Durante os 50 minutos de entrevista José Serra não detalhou seu plano de governo, nem mesmo mencionou estratégias como por exemplo, sobre o déficit de creche no município, prometeu construir uma creche para todas as estações do metrô novas, mas não disse como e disse ainda que vai trabalhar para zerar o déficit. No entanto, não mencionou o número de creches que serão erguidas e nem quanto e nem de onde sairão os recursos. Enquanto houver fila, como solução sugeriu uma bolsa auxílio, sem mencionar o valor. Questionado, ele disse que seria algo em torno de R$ 100. Quando a mediadora sugeriu incluir a pauta em seu plano de metas, Serra se esquivou.

Ao ser perguntado se ele teria pelo menos cinco metas para seu governo, respondeu gaguejando que sim, e foi logo citando novamente o bolsa creche. "Mas o senhor não sabe o valor dela?", indagou a mediadora. "Em torno de 100 reais. Já disse", respondeu, sem saber para quantas pessoas o programa seria dirigido.

Já emendando a resposta, a mediadora afirmou: "O senhor não sabe quantas pessoas serão atingidas…", e ele respondeu: "É diferente. Não é que eu não sei. Eu sei. Eu to apenas dizendo, que nós avaliaremos quais o numero de pessoas. E isso vai ser feito. Isso é uma bela meta é uma meta muito precisa, sabia".

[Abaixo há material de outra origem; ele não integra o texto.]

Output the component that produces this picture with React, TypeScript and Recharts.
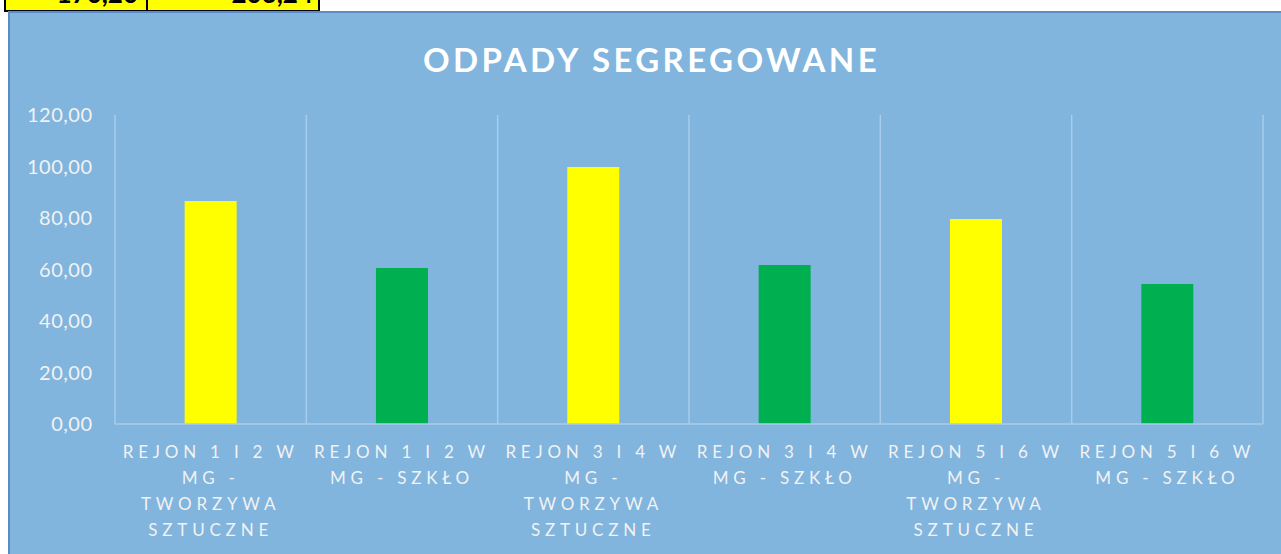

Qual é a bela meta? Bom deve ser a próxima citada por ele, de dar reajuste para os professores de 10% no ano que vem e 13% no ano subsequente. Como? De onde virão os recursos?

Outra meta do candidato é "transformar 30 AMAS normais de ambulatórios médicos em atendimento 24 horas em São Paulo".

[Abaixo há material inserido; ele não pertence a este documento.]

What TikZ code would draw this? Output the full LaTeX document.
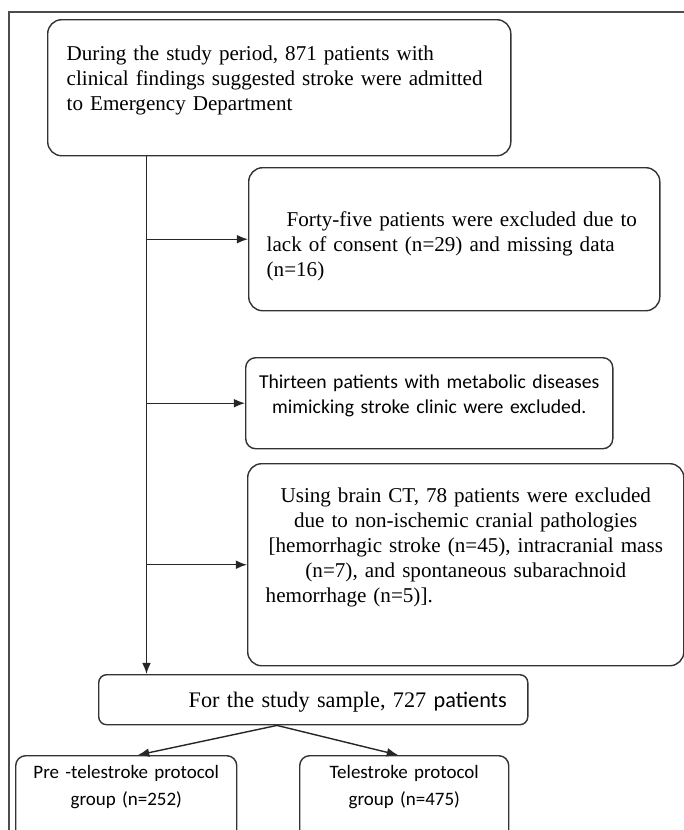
\documentclass[tikz,border=0pt]{standalone}
\usepackage{fontspec}
\setmainfont{Liberation Serif}
\newfontfamily\calfont{Carlito}
\usetikzlibrary{arrows.meta}

\begin{document}
\begin{tikzpicture}[x=0.025cm,y=-0.025cm,line width=1pt,-]
            \tikzstyle{box}=[rectangle,draw=black!80,rounded corners=0.35cm,inner ysep=0pt,anchor=north west,font=\fontsize{15}{17.8}\selectfont]
            \tikzstyle{sbox}=[box,rounded corners=0.25cm,font=\calfont\fontsize{14}{17.8}\selectfont]
            \tikzstyle{arr}=[-{Latex[length=2.8mm,width=2.2mm]},black!85]

                \useasboundingbox (0,0) rectangle (684,830);
                \clip (0,0) rectangle (684,830);
                \draw[black!70,line width=0.8pt] (9,830) -- (9,12) -- (684,12);

                \node[box,inner xsep=0.475cm,text width=10.625cm,text height=1.025cm,text depth=2.375cm,align=left] (Start) at (47,19)
                    {During the study period, 871 patients with\\clinical findings suggested stroke were admitted\\to Emergency Department};
                \node[box,inner xsep=0.45cm,text width=9.375cm,text height=1.475cm,text depth=2.1cm,align=left] (Ex-1) at (248,167)
                    {\hspace*{0.5cm}Forty-five patients were excluded due to\\lack of consent (n=29) and missing data\\(n=16)};
                \node[sbox,inner xsep=0.3cm,text width=8.575cm,text height=0.775cm,text depth=1.5cm,align=center] (Ex-2) at (245,357)
                    {Thirteen patients with metabolic diseases\\mimicking stroke clinic were excluded.};
                \node[box,inner xsep=0.45cm,text width=10cm,text height=0.975cm,text depth=4.075cm,align=center] (Ex-3) at (247,463)
                    {Using brain CT, 78 patients were excluded\\due to non-ischemic cranial pathologies\\{[}hemorrhagic stroke (n=45), intracranial mass\\(n=7), and spontaneous subarachnoid\\\makebox[\linewidth][l]{hemorrhage (n=5)].}};
                \node[box,rounded corners=0.2cm,inner xsep=0.3cm,text width=10.125cm,text height=0.825cm,text depth=0.425cm,align=left,font=\fontsize{15.8}{17.8}\selectfont] (Sample) at (98,674)
                    {\hspace*{1.95cm}For the study sample, 727 {\calfont patients}};
                \node[sbox,inner xsep=0.3cm,text width=4.925cm,text height=0.575cm,text depth=1.8cm,align=center,font=\calfont\fontsize{13.5}{19.1}\selectfont] (Grp-1) at (15,755)
                    {Pre -telestroke protocol\\group (n=252)};
                \node[sbox,inner xsep=0.3cm,text width=4.625cm,text height=0.575cm,text depth=1.8cm,align=center,font=\calfont\fontsize{13.5}{19.1}\selectfont] (Grp-2) at (299,755)
                    {Telestroke protocol\\group (n=475)};

                \coordinate (trunk) at (146.5,0);
                \coordinate (split) at (277,0);
                \coordinate (tip-1) at (138,0);
                \coordinate (tip-2) at (398,0);

                \draw[arr] (Start.south -| trunk) -- (Sample.north -| trunk);
                \foreach \to in {1,2,3}
                    \draw[arr] (trunk |- Ex-\to.west) -- (Ex-\to.west);
                \draw[arr] (Sample.south -| split) -- (Grp-1.north -| tip-1);
                \draw[arr] (Sample.south -| split) -- (Grp-2.north -| tip-2);
        \end{tikzpicture}
\end{document}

Já o expresso Tiradentes, metrô que vai chegar à Cidade Tiradentes com o monotrilho, que é uma obra conjunta entre estado e prefeitura já em andamento, também entrou nas metas do tucano. Outro compromisso dele é aumentar o numero de horas de permanência na escola, na rede escolar municipal. Também sem mencionar quantos alunos e quais turmas serão beneficiadas.

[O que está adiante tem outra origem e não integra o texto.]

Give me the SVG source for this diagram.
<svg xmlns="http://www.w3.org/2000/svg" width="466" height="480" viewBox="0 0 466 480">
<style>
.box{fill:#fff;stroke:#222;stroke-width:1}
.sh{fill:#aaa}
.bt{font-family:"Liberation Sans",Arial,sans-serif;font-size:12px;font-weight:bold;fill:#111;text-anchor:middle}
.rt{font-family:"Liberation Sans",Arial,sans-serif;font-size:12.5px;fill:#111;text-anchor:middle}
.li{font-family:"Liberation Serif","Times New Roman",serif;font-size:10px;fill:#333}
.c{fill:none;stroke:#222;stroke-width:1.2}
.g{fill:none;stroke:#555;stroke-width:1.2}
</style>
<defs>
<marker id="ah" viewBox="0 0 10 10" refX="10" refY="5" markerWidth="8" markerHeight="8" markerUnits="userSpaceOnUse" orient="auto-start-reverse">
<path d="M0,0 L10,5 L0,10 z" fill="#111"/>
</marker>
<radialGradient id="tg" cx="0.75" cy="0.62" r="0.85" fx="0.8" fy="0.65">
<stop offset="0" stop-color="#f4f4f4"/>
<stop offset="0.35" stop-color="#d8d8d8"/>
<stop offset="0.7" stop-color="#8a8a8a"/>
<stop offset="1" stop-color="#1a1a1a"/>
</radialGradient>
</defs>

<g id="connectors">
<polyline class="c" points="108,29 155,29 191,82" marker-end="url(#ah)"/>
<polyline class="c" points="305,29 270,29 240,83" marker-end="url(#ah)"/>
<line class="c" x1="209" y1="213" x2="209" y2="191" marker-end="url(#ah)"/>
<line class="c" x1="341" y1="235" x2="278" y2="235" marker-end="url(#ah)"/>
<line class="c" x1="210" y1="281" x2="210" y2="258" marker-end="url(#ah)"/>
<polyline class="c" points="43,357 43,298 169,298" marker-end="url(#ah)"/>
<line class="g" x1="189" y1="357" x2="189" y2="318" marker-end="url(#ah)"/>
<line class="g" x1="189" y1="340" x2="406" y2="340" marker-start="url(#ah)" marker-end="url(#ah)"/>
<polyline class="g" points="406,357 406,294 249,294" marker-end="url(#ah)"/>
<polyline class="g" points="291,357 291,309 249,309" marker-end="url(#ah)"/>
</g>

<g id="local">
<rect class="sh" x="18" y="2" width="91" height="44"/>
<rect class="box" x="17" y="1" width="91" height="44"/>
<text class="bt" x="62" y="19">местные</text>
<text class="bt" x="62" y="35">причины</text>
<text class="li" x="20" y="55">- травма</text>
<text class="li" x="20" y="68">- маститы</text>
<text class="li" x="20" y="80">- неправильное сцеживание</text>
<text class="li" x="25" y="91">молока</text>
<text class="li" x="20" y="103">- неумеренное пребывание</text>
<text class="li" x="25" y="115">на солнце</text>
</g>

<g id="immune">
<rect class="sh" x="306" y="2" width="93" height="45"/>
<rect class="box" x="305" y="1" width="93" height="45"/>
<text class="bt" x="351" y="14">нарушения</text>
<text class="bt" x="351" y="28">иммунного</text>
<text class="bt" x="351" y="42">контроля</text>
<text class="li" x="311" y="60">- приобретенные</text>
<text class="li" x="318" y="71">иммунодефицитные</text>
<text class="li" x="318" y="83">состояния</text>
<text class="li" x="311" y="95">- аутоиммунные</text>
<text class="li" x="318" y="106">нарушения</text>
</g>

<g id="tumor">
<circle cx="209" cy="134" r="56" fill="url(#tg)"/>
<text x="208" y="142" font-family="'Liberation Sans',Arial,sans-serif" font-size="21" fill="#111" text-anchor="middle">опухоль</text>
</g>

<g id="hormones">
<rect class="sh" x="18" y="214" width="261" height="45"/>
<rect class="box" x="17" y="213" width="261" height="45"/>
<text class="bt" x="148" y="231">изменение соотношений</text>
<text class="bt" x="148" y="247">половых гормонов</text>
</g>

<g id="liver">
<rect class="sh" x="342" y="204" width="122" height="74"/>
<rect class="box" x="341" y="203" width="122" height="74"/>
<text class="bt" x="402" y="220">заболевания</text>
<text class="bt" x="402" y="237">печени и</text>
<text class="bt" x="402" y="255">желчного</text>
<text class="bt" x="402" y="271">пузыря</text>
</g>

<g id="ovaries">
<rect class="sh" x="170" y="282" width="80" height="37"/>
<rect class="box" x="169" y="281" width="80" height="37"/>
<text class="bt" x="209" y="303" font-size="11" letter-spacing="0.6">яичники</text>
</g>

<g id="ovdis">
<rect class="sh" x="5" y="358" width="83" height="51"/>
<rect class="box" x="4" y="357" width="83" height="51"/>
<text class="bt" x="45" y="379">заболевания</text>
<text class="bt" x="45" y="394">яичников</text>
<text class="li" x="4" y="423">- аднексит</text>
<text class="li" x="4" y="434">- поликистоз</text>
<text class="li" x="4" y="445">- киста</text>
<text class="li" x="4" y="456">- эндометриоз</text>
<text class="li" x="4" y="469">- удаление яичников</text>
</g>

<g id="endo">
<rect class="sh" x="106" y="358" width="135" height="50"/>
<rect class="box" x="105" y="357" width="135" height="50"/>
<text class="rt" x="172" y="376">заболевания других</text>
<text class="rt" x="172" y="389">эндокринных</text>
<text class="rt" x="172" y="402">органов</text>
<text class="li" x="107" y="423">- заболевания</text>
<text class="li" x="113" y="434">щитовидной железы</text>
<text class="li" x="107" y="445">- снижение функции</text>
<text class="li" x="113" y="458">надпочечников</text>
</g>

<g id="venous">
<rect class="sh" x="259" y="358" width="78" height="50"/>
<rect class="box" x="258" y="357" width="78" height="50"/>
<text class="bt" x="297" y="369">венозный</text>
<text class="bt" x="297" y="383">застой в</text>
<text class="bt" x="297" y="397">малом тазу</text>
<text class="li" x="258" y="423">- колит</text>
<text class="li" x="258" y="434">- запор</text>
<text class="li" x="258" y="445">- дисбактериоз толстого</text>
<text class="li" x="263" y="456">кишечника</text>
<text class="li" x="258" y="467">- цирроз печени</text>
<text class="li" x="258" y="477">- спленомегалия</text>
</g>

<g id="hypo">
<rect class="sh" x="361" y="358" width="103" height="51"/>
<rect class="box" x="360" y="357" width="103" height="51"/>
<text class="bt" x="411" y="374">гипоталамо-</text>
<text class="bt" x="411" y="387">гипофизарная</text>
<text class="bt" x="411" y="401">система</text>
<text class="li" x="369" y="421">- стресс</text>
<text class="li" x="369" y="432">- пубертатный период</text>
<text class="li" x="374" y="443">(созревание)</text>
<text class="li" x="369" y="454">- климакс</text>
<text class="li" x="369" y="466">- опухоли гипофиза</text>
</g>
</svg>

Com relação aos corredores de ônbus, que também não tem meta determinada em seu plano de governo, Serra justifica que é necessário revisar os corredores que já foram feitos e que fará investimento por regiões. "Isso não deveria estar previsto no seu plano de governo?", questiona o jornalista Milton Jung.

"E está previsto. Estou aqui procurando para te dar as prioridades por região, em matéria de corredor", mencionou José Serra. Mais adiante citou algumas regiões, sem detalhes.

Ainda de acordo com as declarações de Serra à rádio, no que depender dele os coronéis permanecerão nas subprefeituras da cidade. "Eu vou botar, coronéis ou não, é gente boa em cada lugar."

Quatro anos de gestão?

Já o comentarista Gilberto Dimenstein sugeriu que Serra assinasse outro documento se comprometendo a permanecer os quatro anos na gestão, o que foi negado por Serra. Antes disso, Dimenstein se certificou se não haveria nenhuma situação que ele "anteveja para deixar a Prefeitura neste próximo mandato, caso seja eleito", tendo em vista sua justificativa anterior sobre ter saído para disputar o governo do estado – para evitar que o PT fosse eleito no governo estadual.

"Então você não se incomodaria em novamente assinar um documento?", sugeriu Dimenstein. "Ah não, aquilo ali virou uma brincadeira…", respondeu Serra, também mencionando que virou "palhaçada". O jornalista tentou rebater e logo emendou: "Você se arrepende de ter assinado aquele documento?"

A resposta? Para Serra tudo não passa de exploração da campanha do PT, tendo se tornado a principal pauta da eleição.